In 2017, our students and consultants at NoTosh helped to create “Dear Architect: A Vision for Our Future School.”
Dear Architect,
We want to let you know what’s important for us before you begin the redesign our library. We hope this new space will allow for the continuation of curation in a traditional library setting, while functioning as a creative space, that is open to all kinds of students, at every age level. Key elements that must be considered in the creation of this new space are choice, visibility and inclusion.
The safety of our students is paramount. The space must be structurally sound (naturally) but must also welcome students, allowing them the choice to use the space. The space should work for each group of users, from our youngest students, to our most senior. As such the Library needs to have spaces where sound can be reduced, while ensuring that the natural noise of a learning environment is not subdued.
We want to have a space that allows for maximum space for teachers, students and parents to use, and minimizes the number of resources physically on display, without actually depleting the resources available to the school community.
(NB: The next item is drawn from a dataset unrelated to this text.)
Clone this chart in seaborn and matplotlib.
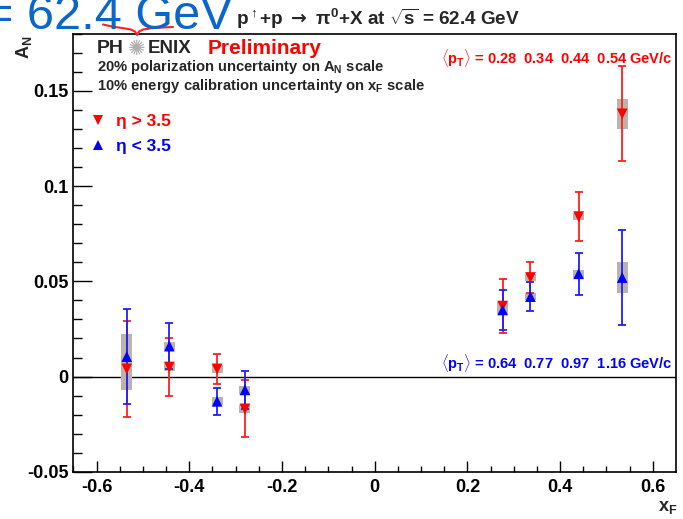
import numpy as np
import pandas as pd
import matplotlib
matplotlib.use("Agg")
import matplotlib.pyplot as plt
from matplotlib.lines import Line2D
from matplotlib.ticker import MultipleLocator
import seaborn as sns

# values
xf_fwd = [-0.535, -0.443, -0.340, -0.280, 0.276, 0.336, 0.440, 0.534]
an_big = [0.004, 0.005, 0.004, -0.017, 0.037, 0.052, 0.084, 0.138]   # eta > 3.5
err_big = [0.025, 0.015, 0.008, 0.015, 0.014, 0.008, 0.013, 0.025]
sys_big = [0.011, 0.002, 0.002, 0.002, 0.002, 0.002, 0.002, 0.008]
an_small = [0.0105, 0.016, -0.013, -0.007, 0.035, 0.042, 0.054, 0.052]  # eta < 3.5
err_small = [0.025, 0.012, 0.007, 0.010, 0.0105, 0.0075, 0.011, 0.025]
sys_small = [0.012, 0.002, 0.002, 0.002, 0.002, 0.002, 0.002, 0.008]
pt_big = "0.28  0.34  0.44  0.54"
pt_small = "0.64  0.77  0.97  1.16"
lab_big = "\u03b7 > 3.5"
lab_small = "\u03b7 < 3.5"

sns.set_style("ticks")
plt.rcParams["font.family"] = ["Liberation Sans", "DejaVu Sans"]
plt.rcParams["font.weight"] = "bold"
plt.rcParams["mathtext.fontset"] = "custom"
plt.rcParams["mathtext.rm"] = "Liberation Sans:bold"
plt.rcParams["mathtext.it"] = "Liberation Sans:bold"
plt.rcParams["mathtext.bf"] = "Liberation Sans:bold"
plt.rcParams["mathtext.sf"] = "DejaVu Sans:bold"

RED = "#ff0000"
BLUE = "#0000ff"
GRAY = "#bcb4aa"

df = pd.concat([
    pd.DataFrame({"xF": xf_fwd, "AN": an_big, "err": err_big, "sys": sys_big,
                  "eta": lab_big}),
    pd.DataFrame({"xF": xf_fwd, "AN": an_small, "err": err_small, "sys": sys_small,
                  "eta": lab_small}),
], ignore_index=True)

fig = plt.figure(figsize=(6.83, 5.19), dpi=100)
ax = fig.add_axes([0.1064, 0.0911, 0.8829, 0.8436])

# systematic boxes
for lab in [lab_big, lab_small]:
    d = df[df["eta"] == lab]
    ax.bar(d["xF"], 2 * d["sys"], bottom=d["AN"] - d["sys"], width=0.024,
           color=GRAY, zorder=1, linewidth=0)
for lab, col in [(lab_big, "#ff2020"), (lab_small, "#2020ff")]:
    d = df[df["eta"] == lab]
    ax.errorbar(d["xF"], d["AN"], yerr=d["err"], fmt="none", ecolor=col,
                elinewidth=1.3, capsize=3.2, capthick=1.3, zorder=2)

sns.scatterplot(data=df, x="xF", y="AN", hue="eta", style="eta",
                palette={lab_big: RED, lab_small: BLUE},
                markers={lab_big: "v", lab_small: "^"},
                s=60, linewidth=0, ax=ax, zorder=3)

ax.axhline(0, color="black", lw=1.0, zorder=0)
ax.set_xlim(-0.6516, 0.6494)
ax.set_ylim(-0.05, 0.18)
ax.xaxis.set_minor_locator(MultipleLocator(0.05))
ax.yaxis.set_minor_locator(MultipleLocator(0.01))
ax.set_xticks([-0.6, -0.4, -0.2, 0, 0.2, 0.4, 0.6],
              ["-0.6", "-0.4", "-0.2", "0", "0.2", "0.4", "0.6"])
ax.set_yticks([-0.05, 0, 0.05, 0.1, 0.15], ["-0.05", "0", "0.05", "0.1", "0.15"])
ax.tick_params(axis="both", which="both", direction="in", top=False, right=False,
               labelsize=13, colors="black", width=1)
ax.tick_params(axis="x", which="major", length=8, pad=5)
ax.tick_params(axis="x", which="minor", length=4.5)
ax.tick_params(axis="y", which="major", length=13.5, pad=3)
ax.tick_params(axis="y", which="minor", length=6.5)
for s in ax.spines.values():
    s.set_color("black")
    s.set_linewidth(1.2)
ax.set_xlabel("")
ax.set_ylabel("")

# legend with coloured texts
h, l = ax.get_legend_handles_labels()
leg = ax.legend(h, l, loc="upper left", bbox_to_anchor=(-0.005, 0.852), frameon=False,
                fontsize=12.5, handletextpad=0.25, labelspacing=0.52, handlelength=1.5)
for t, c in zip(leg.get_texts(), [RED, BLUE]):
    t.set_color(c)

# axis titles
fig.text(668 / 683, 1 - 507 / 519, r"x$_{F}$", fontsize=13, ha="center", va="center")
fig.text(24 / 683, 1 - 47 / 519, r"A$_{N}$", fontsize=13, ha="center", va="center",
         rotation=90)

# header
fig.text(233 / 683, 1 - 29 / 519, "= 62.4 GeV", fontsize=35, color="#0a66c8",
         ha="right", va="baseline", fontweight="normal")
fig.text(236 / 683, 1 - 25 / 519,
         r"p$^{\uparrow}$+p $\mathsf{\rightarrow}$ $\pi^{0}$+X at $\sqrt{s}$ = 62.4 GeV",
         fontsize=13.6, ha="left", va="baseline")
bx = np.array([103, 112, 122, 131, 135, 137, 139, 143, 152, 162, 173])
by = np.array([24.5, 26.5, 28.0, 29.5, 31.5, 35, 31.5, 29.5, 28.2, 27.5, 27.0])
fig.add_artist(Line2D(bx / 683, 1 - by / 519, color="#ff2020", lw=1.5,
                      transform=fig.transFigure))

# PHENIX label
ax.text(0.040, 0.966, "PH", transform=ax.transAxes, fontsize=14, va="center")
ax.text(0.092, 0.966, "\u273a", transform=ax.transAxes, fontsize=15, va="center",
        color="#b0b0b0", family="DejaVu Sans")
ax.text(0.125, 0.966, "ENIX", transform=ax.transAxes, fontsize=13.5, va="center")
ax.text(0.223, 0.966, "Preliminary", transform=ax.transAxes, fontsize=15,
        va="center", color=RED)
ax.text(0.040, 0.924, r"20% polarization uncertainty on A$_{\mathrm{N}}$ scale",
        transform=ax.transAxes, fontsize=10.6, va="center")
ax.text(0.040, 0.882, r"10% energy calibration uncertainty on x$_{\mathrm{F}}$ scale",
        transform=ax.transAxes, fontsize=10.6, va="center")

# mean pT labels
ax.text(0.995, 0.945, r"$\langle$p$_{\mathrm{T}}\rangle$ = " + pt_big + " GeV/c",
        transform=ax.transAxes, fontsize=10.5, ha="right", va="center", color=RED)
ax.text(0.995, 0.249, r"$\langle$p$_{\mathrm{T}}\rangle$ = " + pt_small + " GeV/c",
        transform=ax.transAxes, fontsize=10.5, ha="right", va="center", color=BLUE)

fig.savefig("out.png", dpi=100)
Digital resources, a back-catalogue of books, media, and revision materials which are stored out of site, but easily accessed are a key design point. These resources should be visible to the school community, through self-service machines, and easily requested.
A key element of the new space, is to embrace the idea of visible learning, where students can take inspiration from one another, and watch one another in their learning process. Creating a space that ensures the inclusion of all cultures from within our school, and community, is very important to us. As an international school, keen to burst the bubble around us, incorporating Chinese culture in our school, including language, (alongside the nationalities, cultures, and languages of all our students) is central to what we want to achieve. Display areas, the furniture and physical design of the space, are all ways in which we think this can be achieved. Decluttering leaves room for all of our community to breathe. Staff found that by physically reducing the number of objects in a space, allows students to not only make it their own, but creates a space where students and staff can breathe, free of mental and physical barriers or worries. This concept also raised the need for the implementation of good, smart, and flexible storage to help improve the access to a space, as well as the dynamic of said space, quickly.
These elements boil down to creating a new space which is flexible, can transition easily depending on the intended use or user, and functions as a hub for creativity and curation across the school.